Aprender ciências, para além de uma apropriação indiscriminada de conteúdos, deveria importar aos alunos como uma forma de se relacionar e compreender o meio em que estão inseridos (Canavarro, 1999, p.95).

Nesse contexto, as pesquisas referentes às concepções espontâneas, concepções alternativas, errôneas, ou simplesmente das “representações” dos alunos acerca dos fenômenos naturais foram amplamente disseminadas, culminando com o advento da teoria da mudança conceitual (Posner et al., 1982).

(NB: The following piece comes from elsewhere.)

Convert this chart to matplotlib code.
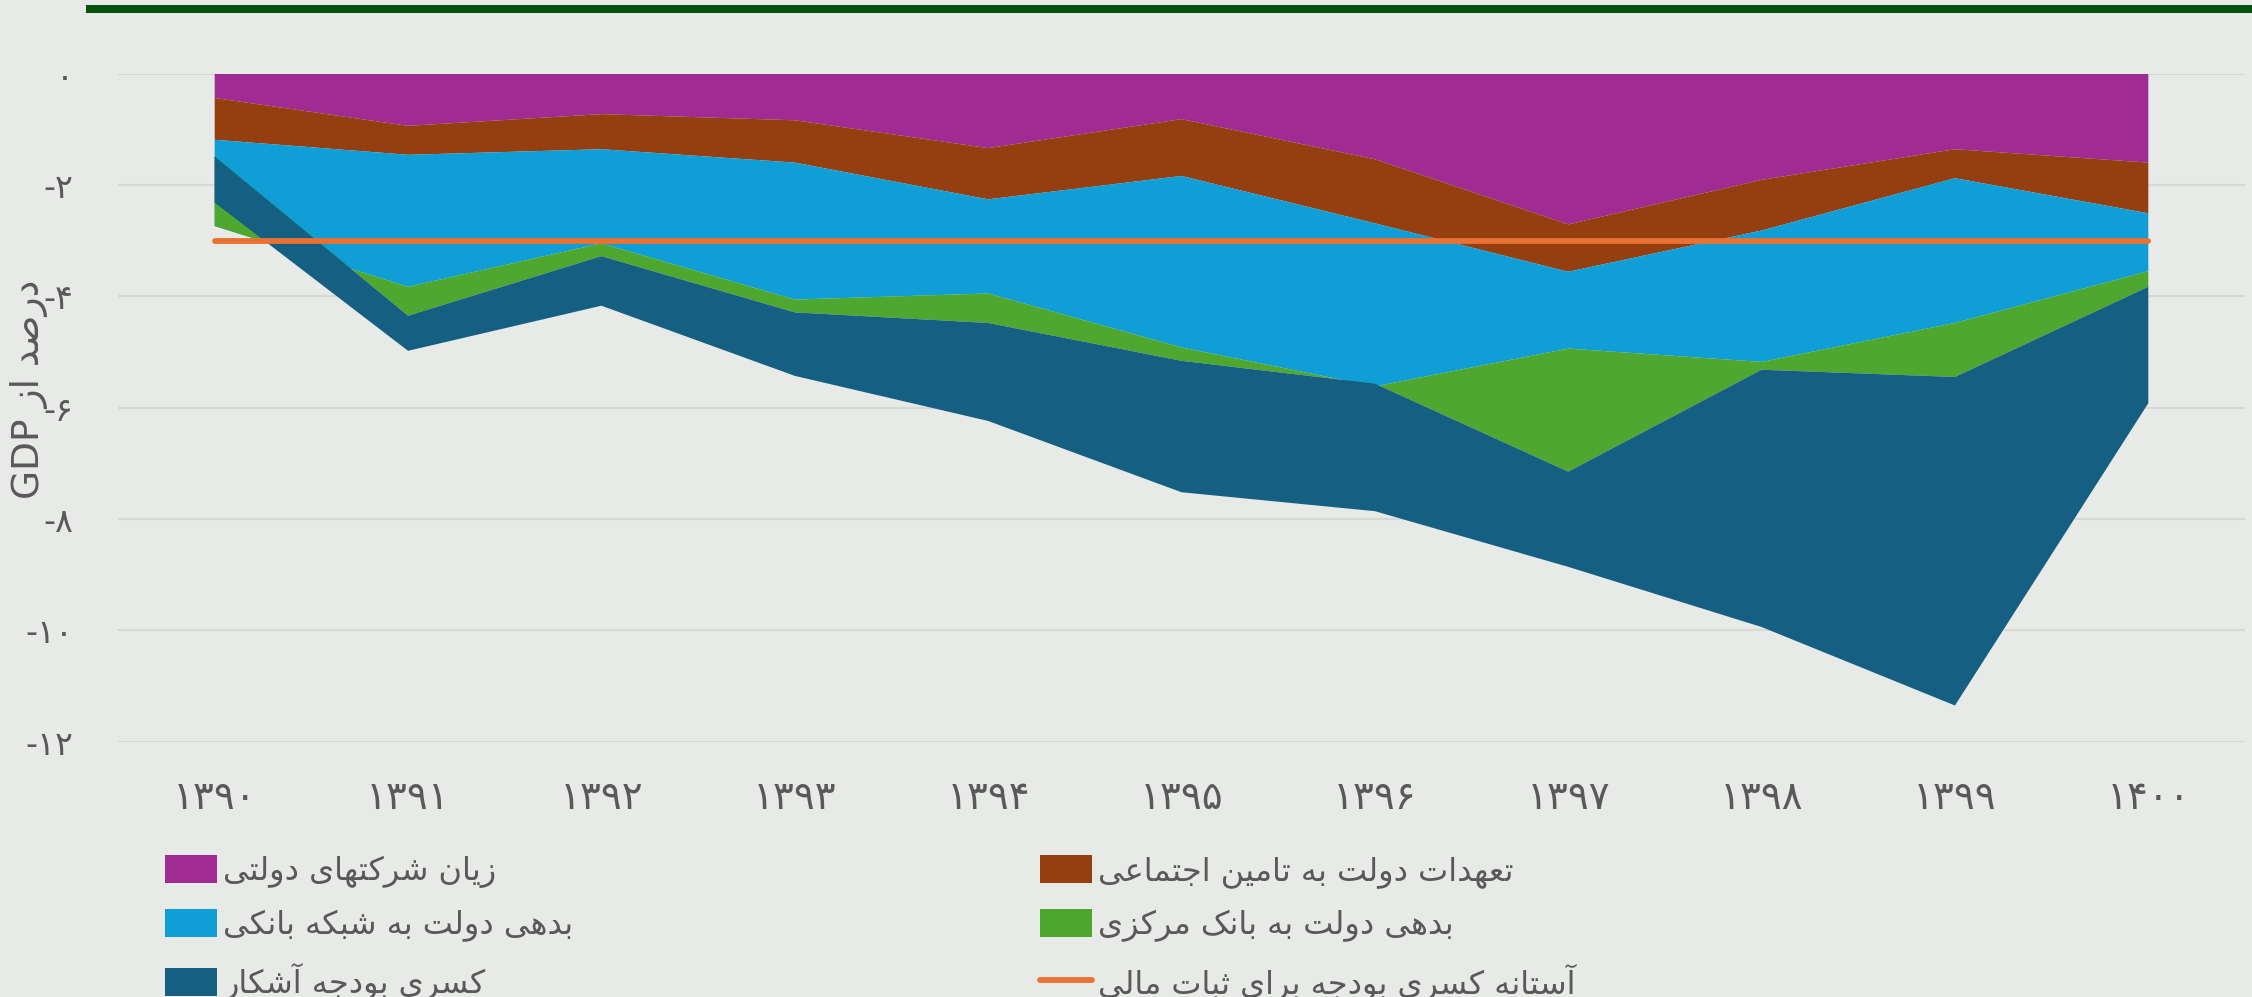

A partir disso é possível constatar a forte tendência de considerar as teorias construtivistas como as mais adequadas e coerentes tanto para compreender o ensino e a aprendizagem de conteúdos científicos como para lançar luz a práticas pedagógicas específicas.

Ao refletir sobre como os indivíduos aprendem, e considerando também as dificuldades inerentes ao processo de ensino e aprendizagem das ciências, pesquisadores da área de Educação em Ciências puderam fazer algumas constatações importantes, como salientam Bastos et al. (2004, p.10):

duas importantes suposições tornaram-se possíveis: os alunos, a partir de suas experiências com objetos, eventos, pessoas, informações da mídia, etc., constroem por si mesmos uma variedade de ideias e explicações acerca das coisas da natureza; as ideias e explicações construídas pelos alunos podem ser consideravelmente resistentes à mudança e funcionar como importantes obstáculos à aprendizagem escolar.

Tentando resolver o impasse cognitivo que se estabelece nos indivíduos diante da incompatibilidade das concepções espontâneas e das ideias/explicações científicas acerca dos fenômenos da natureza, surgiu a partir da década de 1980 uma série de

debates e pesquisas que visavam estabelecer de que forma essas concepções poderiam ser eliminadas ou transformadas, dando lugar a concepções mais coerentes com os conhecimentos científicos atuais. Surgiram então diversos trabalhos que tinham como finalidade discutir os processos mentais que conduzem à mudança conceitual e identificar as condições objetivas (contextos de ensino e aprendizagem) que estimulam o indivíduo a voluntariamente substituir suas concepções alternativas por concepções mais adequadas do ponto de vista científico. (Bastos et al., 2004, p.10).

Apesar desse amplo mapeamento realizado nas décadas de 1970 e 1980, é possível constatar que essas concepções espontâneas – por serem frutos de um conhecimento tradicional, cujas bases são culturais – sempre persistirão, motivo pelo qual as pesquisas acerca das representações de alunos e professores ainda figuram como um tema atual na área de Educação em Ciências.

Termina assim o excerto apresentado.